Required work:
Leave out the pictures, and write out exactly the lines from the beginning of the material to the line holding "0.019, 0.0118, 0.0077]", that line included, and nothing else.

Dataset content:

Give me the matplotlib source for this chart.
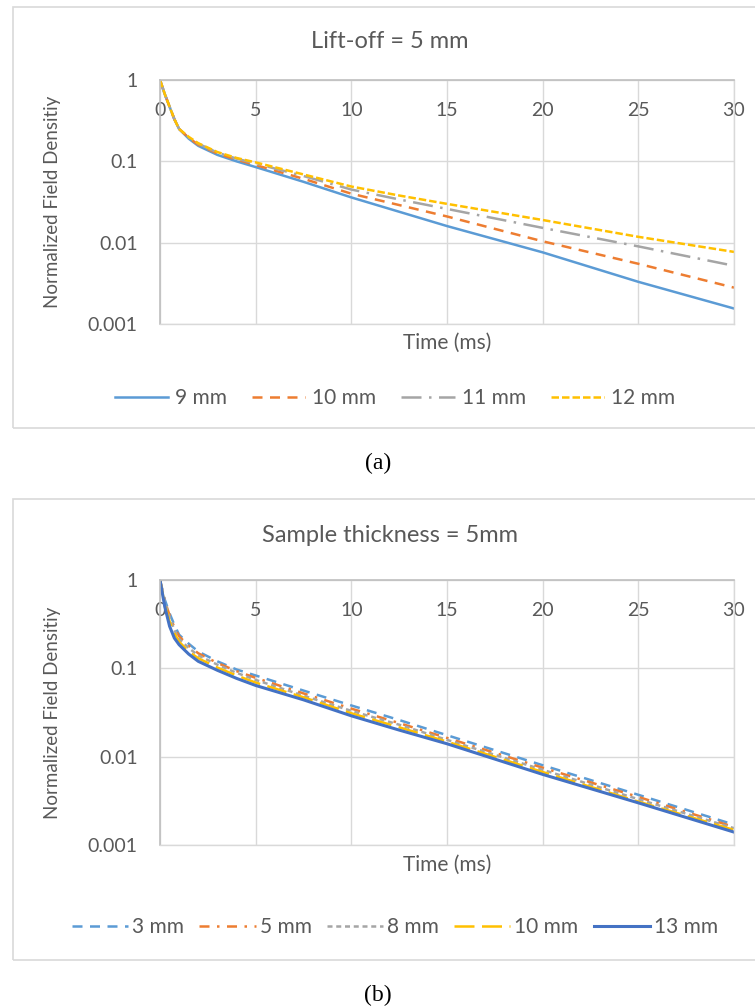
import matplotlib
matplotlib.use("Agg")
import matplotlib.pyplot as plt
from matplotlib.patches import Rectangle

# ---- data -------------------------------------------------------------
time_ms = [0, 0.25, 0.5, 0.75, 1, 1.5, 2, 3, 4, 5, 7.5, 10, 12.5, 15, 20, 25, 30]

# (a) lift-off = 5 mm, varying sample thickness
liftoff_labels = ["9 mm", "10 mm", "11 mm", "12 mm"]
field_9mm = [1, 0.67, 0.47, 0.33, 0.25, 0.19, 0.155, 0.12, 0.10, 0.085, 0.056, 0.036, 0.024, 0.016, 0.0076, 0.0033, 0.00155]
field_10mm = [1, 0.67, 0.47, 0.33, 0.25, 0.195, 0.16, 0.125, 0.105, 0.09, 0.061, 0.040, 0.029, 0.021, 0.0104, 0.0055, 0.0028]
field_11mm = [1, 0.67, 0.47, 0.33, 0.25, 0.195, 0.165, 0.128, 0.108, 0.094, 0.066, 0.045, 0.034, 0.026, 0.0152, 0.0090, 0.0052]
field_12mm = [1, 0.67, 0.47, 0.33, 0.25, 0.20, 0.167, 0.13, 0.11, 0.097, 0.069, 0.049, 0.038, 0.030, 0.019, 0.0118, 0.0077]

# (b) sample thickness = 5 mm, varying lift-off
thickness_labels = ["3 mm", "5 mm", "8 mm", "10 mm", "13 mm"]
field_3mm = [1, 0.60, 0.42, 0.31, 0.24, 0.19, 0.155, 0.12, 0.097, 0.083, 0.056, 0.038, 0.026, 0.0175, 0.0080, 0.0037, 0.0017]
field_5mm = [1, 0.58, 0.40, 0.29, 0.23, 0.18, 0.148, 0.115, 0.093, 0.078, 0.052, 0.035, 0.024, 0.0163, 0.0075, 0.0035, 0.0016]
field_8mm = [1, 0.56, 0.38, 0.27, 0.215, 0.17, 0.14, 0.11, 0.089, 0.074, 0.049, 0.033, 0.023, 0.0155, 0.0071, 0.0033, 0.00155]
field_10mm_b = [1, 0.53, 0.34, 0.25, 0.20, 0.155, 0.13, 0.102, 0.083, 0.069, 0.047, 0.031, 0.0215, 0.0148, 0.0067, 0.0031, 0.00148]
field_13mm = [1, 0.50, 0.30, 0.22, 0.185, 0.145, 0.12, 0.095, 0.077, 0.064, 0.044, 0.029, 0.020, 0.014, 0.0063, 0.0030, 0.0014]

x_ticks = [0, 5, 10, 15, 20, 25, 30]
y_ticks = [1, 0.1, 0.01, 0.001]
y_tick_labels = ["1", "0.1", "0.01", "0.001"]

# ---- style ------------------------------------------------------------
SANS = "Lato"
SERIF = "Liberation Serif"
TEXT = "#595959"
GRID = "#D9D9D9"
AXIS = "#BFBFBF"

W, H = 755, 1006
fig = plt.figure(figsize=(W / 100, H / 100), dpi=100)


def px_rect(left, top, right, bottom):
    return [left / W, 1 - bottom / H, (right - left) / W, (bottom - top) / H]


def style_axes(ax):
    ax.set_yscale("log")
    ax.set_xlim(0, 30)
    ax.set_ylim(0.001, 1)
    ax.set_xticks(x_ticks)
    ax.set_yticks(y_ticks)
    ax.set_yticklabels(y_tick_labels)
    ax.minorticks_off()
    ax.grid(True, color=GRID, lw=1.0)
    ax.set_axisbelow(True)
    for side in ("right", "bottom"):
        ax.spines[side].set_color(GRID)
        ax.spines[side].set_linewidth(1.0)
    for side in ("left", "top"):
        ax.spines[side].set_color(AXIS)
        ax.spines[side].set_linewidth(1.2)
    ax.tick_params(axis="x", top=False, bottom=False, labeltop=True,
                   labelbottom=False, length=0, pad=-28,
                   labelsize=14, labelcolor=TEXT)
    ax.tick_params(axis="y", left=False, length=0, pad=16,
                   labelsize=14, labelcolor=TEXT)
    for lab in ax.get_xticklabels() + ax.get_yticklabels():
        lab.set_family(SANS)
    ax.set_ylabel("Normalized Field Densitiy", family=SANS, fontsize=13.5,
                  color=TEXT)
    ax.yaxis.set_label_coords(-0.172, 0.5)
    ax.set_xlabel("Time (ms)", family=SANS, fontsize=15, color=TEXT)
    ax.xaxis.set_label_position("bottom")
    ax.xaxis.label.set_va("center")


def chart_box(top_px, bottom_px):
    fig.add_artist(Rectangle((13 / W, 1 - bottom_px / H),
                             (760 - 13) / W, (bottom_px - top_px) / H,
                             transform=fig.transFigure, fill=False,
                             edgecolor=GRID, lw=1.2))


# ---- panel (a) --------------------------------------------------------
chart_box(7, 428)
ax1 = fig.add_axes(px_rect(160, 80, 734, 324))
style_axes(ax1)
ax1.plot(time_ms, field_9mm, color="#5B9BD5", lw=1.8, label=liftoff_labels[0])
ax1.plot(time_ms, field_10mm, color="#ED7D31", lw=1.8, ls=(0, (4, 3)),
         label=liftoff_labels[1])
ax1.plot(time_ms, field_11mm, color="#A5A5A5", lw=1.8, ls=(0, (8, 3, 1, 3)),
         label=liftoff_labels[2])
ax1.plot(time_ms, field_12mm, color="#FFC000", lw=1.8, ls=(0, (3, 1.2)),
         label=liftoff_labels[3])
ax1.xaxis.set_label_coords(0.5, -0.078)
fig.text(390 / W, 1 - 42 / H, "Lift-off = 5 mm", ha="center", va="center",
         family=SANS, fontsize=17, color=TEXT)
fig.legend(handles=ax1.get_lines(), loc="center",
           bbox_to_anchor=(395 / W, 1 - 398 / H), ncol=4, frameon=False,
           handlelength=2.55, handletextpad=0.34, columnspacing=1.2,
           prop={"family": SANS, "size": 15}, labelcolor=TEXT)
fig.text(378 / W, 1 - 463 / H, "(a)", ha="center", va="center",
         family=SERIF, fontsize=17, color="black")

# ---- panel (b) --------------------------------------------------------
chart_box(499, 960)
ax2 = fig.add_axes(px_rect(160, 580, 734, 845))
style_axes(ax2)
ax2.plot(time_ms, field_3mm, color="#5B9BD5", lw=1.8, ls=(0, (4, 3)),
         label=thickness_labels[0])
ax2.plot(time_ms, field_5mm, color="#ED7D31", lw=1.8, ls=(0, (4, 3, 1, 3)),
         label=thickness_labels[1])
ax2.plot(time_ms, field_8mm, color="#A5A5A5", lw=1.8, ls=(0, (2, 1.5)),
         label=thickness_labels[2])
ax2.plot(time_ms, field_10mm_b, color="#FFC000", lw=1.8, ls=(0, (8, 3)),
         label=thickness_labels[3])
ax2.plot(time_ms, field_13mm, color="#4472C4", lw=2.2,
         label=thickness_labels[4])
ax2.xaxis.set_label_coords(0.5, -0.075)
fig.text(390 / W, 1 - 535 / H, "Sample thickness = 5mm", ha="center",
         va="center", family=SANS, fontsize=17, color=TEXT)
fig.legend(handles=ax2.get_lines(), loc="center",
           bbox_to_anchor=(395 / W, 1 - 927 / H), ncol=5, frameon=False,
           handlelength=2.7, handletextpad=0.2, columnspacing=0.72,
           prop={"family": SANS, "size": 15}, labelcolor=TEXT)
fig.text(378 / W, 1 - 995 / H, "(b)", ha="center", va="center",
         family=SERIF, fontsize=17, color="black")

fig.savefig("out.png", dpi=100, facecolor="white")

Output for this task:
Give me the matplotlib source for this chart.
import matplotlib
matplotlib.use("Agg")
import matplotlib.pyplot as plt
from matplotlib.patches import Rectangle

# ---- data -------------------------------------------------------------
time_ms = [0, 0.25, 0.5, 0.75, 1, 1.5, 2, 3, 4, 5, 7.5, 10, 12.5, 15, 20, 25, 30]

# (a) lift-off = 5 mm, varying sample thickness
liftoff_labels = ["9 mm", "10 mm", "11 mm", "12 mm"]
field_9mm = [1, 0.67, 0.47, 0.33, 0.25, 0.19, 0.155, 0.12, 0.10, 0.085, 0.056, 0.036, 0.024, 0.016, 0.0076, 0.0033, 0.00155]
field_10mm = [1, 0.67, 0.47, 0.33, 0.25, 0.195, 0.16, 0.125, 0.105, 0.09, 0.061, 0.040, 0.029, 0.021, 0.0104, 0.0055, 0.0028]
field_11mm = [1, 0.67, 0.47, 0.33, 0.25, 0.195, 0.165, 0.128, 0.108, 0.094, 0.066, 0.045, 0.034, 0.026, 0.0152, 0.0090, 0.0052]
field_12mm = [1, 0.67, 0.47, 0.33, 0.25, 0.20, 0.167, 0.13, 0.11, 0.097, 0.069, 0.049, 0.038, 0.030, 0.019, 0.0118, 0.0077]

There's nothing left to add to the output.